冨里奈央(ジュピター) ほぼそのまんまのイメージや。スタイルよくて同期の前だとイケメンで、包容力あって乙女なところまで。ビジュアル再現度はバッチリなので、あとは舞台度胸を見せつけるのみ。
 
川﨑桜(ヴィーナス) MOONに比べると、アイドル感というか親近感が増す。てれぱんは二次元の住人すぎたが、さくたんはさくたんで「クラスで一番可愛い子が、そのまま戦隊ヒロインに大変身」を体現してくれる。
 
(ちょっと気になるところ)
うさぎを「お団子頭」と呼んでいた衛、2幕でいつのまに「うさこ」に呼び方が変わっていた。なぜ変わったか全く説明なし?
ラストシーンはセーラームーンの(セラミュのシリーズでの)ストーリーがこれからも続いていくようにほのめかす。実際過去にウラヌスやネプチューンが登場するバージョンも上演しているし、今回は5期生10人の役替わりとなったが(前回の3・4期生verも同じ)、将来6期生で3度目の乃木坂セラミュとなったら、外部太陽系戦士を加えた新展開もあり得よう。

【ショーパート】

ライトはメンバーカラーではなくキャラクターのカラーに合わせるらしい。
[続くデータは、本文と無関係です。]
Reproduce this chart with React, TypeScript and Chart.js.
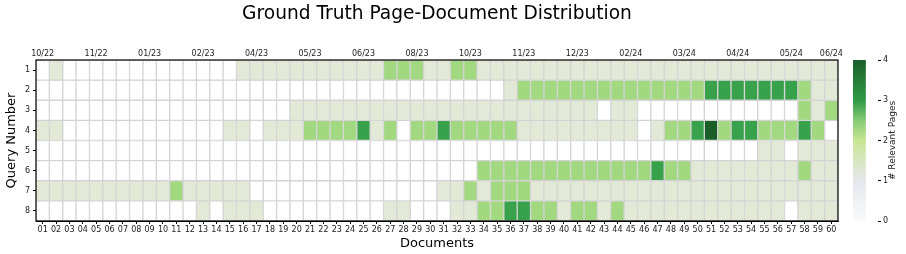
import React, { useEffect, useRef } from "react";
import { Chart, registerables } from "chart.js";

Chart.register(...registerables);

// ---- data ----
const TITLE = "Ground Truth Page-Document Distribution";
const DOCUMENTS: string[] = Array.from({ length: 60 }, (_, i) => String(i + 1).padStart(2, "0"));
const QUERY_IDS: number[] = [1, 2, 3, 4, 5, 6, 7, 8];

const MONTH_TICK_DOCS: number[] = [1, 5, 9, 13, 17, 21, 25, 29, 33, 37, 41, 45, 49, 53, 57, 60];
const MONTH_TICK_LABELS: string[] = [
  "10/22", "11/22", "01/23", "02/23", "04/23", "05/23", "06/23", "08/23",
  "10/23", "11/23", "12/23", "02/24", "03/24", "04/24", "05/24", "06/24",
];

const Q1: number[] = [0,1,0,0,0,0,0,0,0,0, 0,0,0,0,0,1,1,1,1,1, 1,1,1,1,1,1,2,2,2,1, 1,2,2,1,1,1,1,1,1,1, 1,1,1,1,1,1,1,1,1,1, 1,1,1,1,1,1,1,1,1,1];
const Q2: number[] = [0,0,0,0,0,0,0,0,0,0, 0,0,0,0,0,0,0,0,0,0, 0,0,0,0,0,0,0,0,0,0, 0,0,0,0,0,1,2,2,2,2, 2,2,2,2,2,2,2,2,2,2, 3,3,3,3,3,3,3,2,1,1];
const Q3: number[] = [0,0,0,0,0,0,0,0,0,0, 0,0,0,0,0,0,0,0,0,1, 1,1,1,1,1,1,1,1,1,1, 1,1,1,1,1,1,1,1,1,1, 1,1,0,1,1,0,0,0,0,0, 0,0,0,0,0,0,0,2,1,2];
const Q4: number[] = [1,1,0,0,0,0,0,0,0,0, 0,0,0,0,1,1,0,1,1,1, 2,2,2,2,3,1,2,0,2,2, 3,2,2,2,2,2,1,1,1,1, 1,1,1,1,1,0,1,2,2,3, 4,2,3,3,2,2,2,3,2,0];
const Q5: number[] = [0,0,0,0,0,0,0,0,0,0, 0,0,0,0,0,0,0,0,0,0, 0,0,0,0,0,0,0,0,0,0, 0,0,0,0,0,0,0,0,0,0, 0,0,0,0,0,0,0,0,0,0, 0,0,0,0,1,1,0,1,1,1];
const Q6: number[] = [0,0,0,0,0,0,0,0,0,0, 0,0,0,0,0,0,0,0,0,0, 0,0,0,0,0,0,0,0,0,0, 0,0,0,2,2,2,2,2,2,2, 2,2,2,2,2,2,3,2,2,1, 1,1,1,1,1,1,1,2,1,1];
const Q7: number[] = [1,1,1,1,1,1,1,1,1,1, 2,1,1,1,1,1,0,0,0,0, 0,0,0,0,0,0,0,0,0,0, 1,1,2,1,2,2,2,1,1,1, 1,1,1,1,1,1,1,1,1,1, 1,1,1,1,1,1,1,1,1,1];
const Q8: number[] = [0,0,0,0,0,0,0,0,0,0, 0,0,1,0,1,1,1,0,0,0, 0,0,0,0,0,0,1,1,0,0, 0,1,1,2,2,3,3,2,2,1, 2,2,1,2,1,1,1,1,1,1, 1,1,1,1,1,1,0,1,1,1];
const QUERY_VALUES: number[][] = [Q1, Q2, Q3, Q4, Q5, Q6, Q7, Q8];

const COLORBAR_TICKS: number[] = [0, 1, 2, 3, 4];

// ---- styles ----
const CELL_COLORS = ["#ffffff", "#e2ead7", "#a1d880", "#37a24b", "#1b5f28"];
const FONT = "DejaVu Sans";

const framePlugin = {
  id: "frame",
  afterDatasetsDraw(chart: any) {
    const { ctx, chartArea } = chart;
    ctx.save();
    ctx.strokeStyle = "#000";
    ctx.lineWidth = 1.2;
    ctx.strokeRect(chartArea.left, chartArea.top, chartArea.right - chartArea.left, chartArea.bottom - chartArea.top);
    ctx.restore();
  },
};

const titlePlugin = {
  id: "figTitle",
  afterDraw(chart: any) {
    const { ctx } = chart;
    ctx.save();
    ctx.font = `18.6px "${FONT}"`;
    ctx.fillStyle = "#000";
    ctx.textAlign = "center";
    ctx.textBaseline = "middle";
    ctx.fillText(TITLE, 437, 14.5);
    ctx.restore();
  },
};

const cbarLabelPlugin = {
  id: "cbarLabel",
  afterDraw(chart: any) {
    const { ctx, chartArea } = chart;
    ctx.save();
    ctx.translate(40, (chartArea.top + chartArea.bottom) / 2);
    ctx.rotate(-Math.PI / 2);
    ctx.font = `9px "${FONT}"`;
    ctx.fillStyle = "#222";
    ctx.textAlign = "center";
    ctx.textBaseline = "middle";
    ctx.fillText("# Relevant Pages", 0, 0);
    ctx.restore();
  },
};

export default function App() {
  const mainRef = useRef<HTMLCanvasElement>(null);
  const cbarRef = useRef<HTMLCanvasElement>(null);

  useEffect(() => {
    const datasets = QUERY_VALUES.map((vals, qi) => ({
      label: `Query ${QUERY_IDS[qi]}`,
      data: vals.map(() => [QUERY_IDS[qi] - 0.5, QUERY_IDS[qi] + 0.5]),
      backgroundColor: vals.map((v) => CELL_COLORS[v]),
      borderColor: "#d4d4d4",
      borderWidth: 1,
      borderSkipped: false,
      grouped: false,
      barPercentage: 1,
      categoryPercentage: 1,
      xAxisID: "x",
      yAxisID: "y",
    }));

    const main = new Chart(mainRef.current!, {
      type: "bar",
      data: { labels: DOCUMENTS, datasets: datasets as any },
      plugins: [framePlugin, titlePlugin],
      options: {
        animation: false,
        responsive: false,
        maintainAspectRatio: false,
        layout: { padding: { left: 0, right: 12, top: 46, bottom: 0 } },
        plugins: {
          legend: { display: false },
          tooltip: { enabled: false },
          title: { display: false },
        },
        scales: {
          x: {
            type: "category",
            position: "bottom",
            offset: true,
            grid: { display: true, drawOnChartArea: false, drawTicks: true, tickLength: 3, offset: false, color: "#000" },
            border: { display: true, color: "#000" },
            ticks: {
              autoSkip: false,
              maxRotation: 0,
              minRotation: 0,
              padding: 1,
              color: "#222",
              font: { family: FONT, size: 8 },
            },
            title: {
              display: true,
              text: "Documents",
              color: "#000",
              font: { family: FONT, size: 13 },
              padding: { top: 0, bottom: 3 },
            },
            afterFit: (s: any) => { s.height = 33; },
          },
          x2: {
            type: "category",
            position: "top",
            offset: true,
            grid: { display: false, drawTicks: false },
            border: { display: false },
            ticks: {
              autoSkip: false,
              maxRotation: 0,
              minRotation: 0,
              padding: 1,
              color: "#222",
              font: { family: FONT, size: 8 },
              callback: (_v: any, i: number) => {
                const k = MONTH_TICK_DOCS.indexOf(i + 1);
                return k >= 0 ? MONTH_TICK_LABELS[k] : "";
              },
            },
            afterFit: (s: any) => { s.height = 14; },
          },
          y: {
            type: "linear",
            min: 0.5,
            max: 8.5,
            reverse: true,
            grid: { display: true, drawOnChartArea: false, drawTicks: true, tickLength: 3, color: "#000" },
            border: { display: true, color: "#000" },
            afterBuildTicks: (s: any) => { s.ticks = QUERY_IDS.map((v) => ({ value: v })); },
            ticks: {
              padding: 3,
              color: "#222",
              font: { family: FONT, size: 8 },
              callback: (v: any) => String(v),
            },
            title: {
              display: true,
              text: "Query Number",
              color: "#000",
              font: { family: FONT, size: 13 },
              padding: { top: 4, bottom: 0 },
            },
            afterFit: (s: any) => { s.width = 36; },
          },
        },
      } as any,
    });

    const cbar = new Chart(cbarRef.current!, {
      type: "bar",
      data: {
        labels: [""],
        datasets: [
          {
            data: [[COLORBAR_TICKS[0], COLORBAR_TICKS[COLORBAR_TICKS.length - 1]]],
            backgroundColor: (ctx: any) => {
              const area = ctx.chart.chartArea;
              if (!area) return "#ffffff";
              const g = ctx.chart.ctx.createLinearGradient(0, area.bottom, 0, area.top);
              g.addColorStop(0, "#fafafc");
              g.addColorStop(0.25, "#e6e7ec");
              g.addColorStop(0.5, "#c8e593");
              g.addColorStop(0.625, "#86cb75");
              g.addColorStop(0.75, "#2e9a45");
              g.addColorStop(1, "#1c5e2c");
              return g;
            },
            borderWidth: 0,
            barPercentage: 1,
            categoryPercentage: 1,
          } as any,
        ],
      },
      plugins: [cbarLabelPlugin],
      options: {
        animation: false,
        responsive: false,
        maintainAspectRatio: false,
        layout: { padding: { left: 0, right: 0, top: 60, bottom: 33 } },
        plugins: { legend: { display: false }, tooltip: { enabled: false }, title: { display: false } },
        scales: {
          x: { display: false, offset: false },
          y: {
            type: "linear",
            position: "right",
            min: 0,
            max: 4,
            grid: { display: true, drawOnChartArea: false, drawTicks: true, tickLength: 3, color: "#000" },
            border: { display: false },
            afterBuildTicks: (s: any) => { s.ticks = COLORBAR_TICKS.map((v) => ({ value: v })); },
            ticks: { padding: 2, color: "#222", font: { family: FONT, size: 8 } },
            afterFit: (s: any) => { s.width = 28; },
          },
        },
      } as any,
    });

    return () => {
      main.destroy();
      cbar.destroy();
    };
  }, []);

  return (
    <div style={{ position: "absolute", left: 0, top: 0, width: 906, height: 254, background: "#fff" }}>
      <canvas ref={mainRef} width={850} height={254} style={{ position: "absolute", left: 0, top: 0 }} />
      <canvas ref={cbarRef} width={53} height={254} style={{ position: "absolute", left: 853, top: 0 }} />
    </div>
  );
}
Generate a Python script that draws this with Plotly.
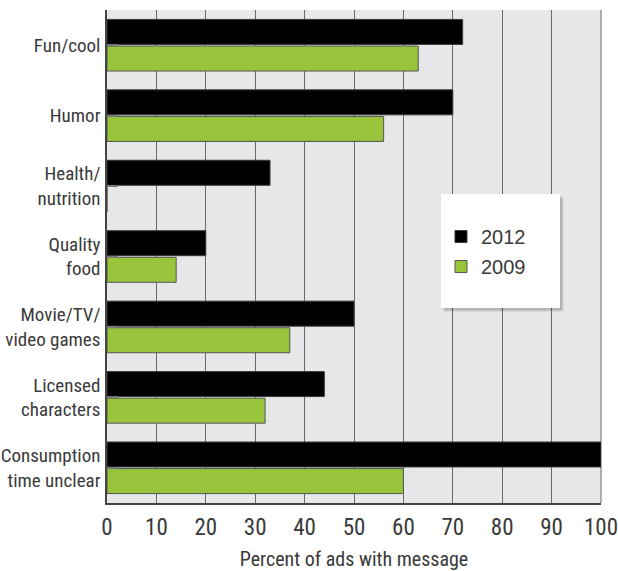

劇中のナンバーをやりつつ、ショーの最後はムーンライト伝説は外せない様子。てれぱんもぎこちなさはほどんど感じさせなかった。
 (またも余談だがムーンライト伝説と乙女のポリシーを宝塚は2年前、月組の舞浜アンフィシアター公演で披露したことがある)

 んで、通して観てやはり2.5次元の元祖というか、映画でもドラマでもなくミュージカルとして、乃木坂版の前から愛されている所以もわかってきた。
 我々が生きている三次元の空間で、女の子がキラキラの衣装をまとって正義のヒロインに変身!というギミックを最も違和感なく表出できるのが演劇なので。美奈子がいきなり「月に行きましょう」と言って、宇宙船も何も出てこずに本当に月に行ってしまうなんて展開を違和感なく客に理解させるのも舞台でしかできない。

以前から乃木坂と宝塚の接点を勝手にちょくちょく見出したりはしてたけど(特に、シンクロニシティや人は夢を二度見るのダンスにおけるスカートさばきの娘役っぽさ)、
こんな形で双方のファンダムには堪らない形で結実するとは、兼業ファン冥利に尽きるっす。
公演は29日まで。短いがこの舞台が、すべてのキャストの観客の思い出に残らんことを。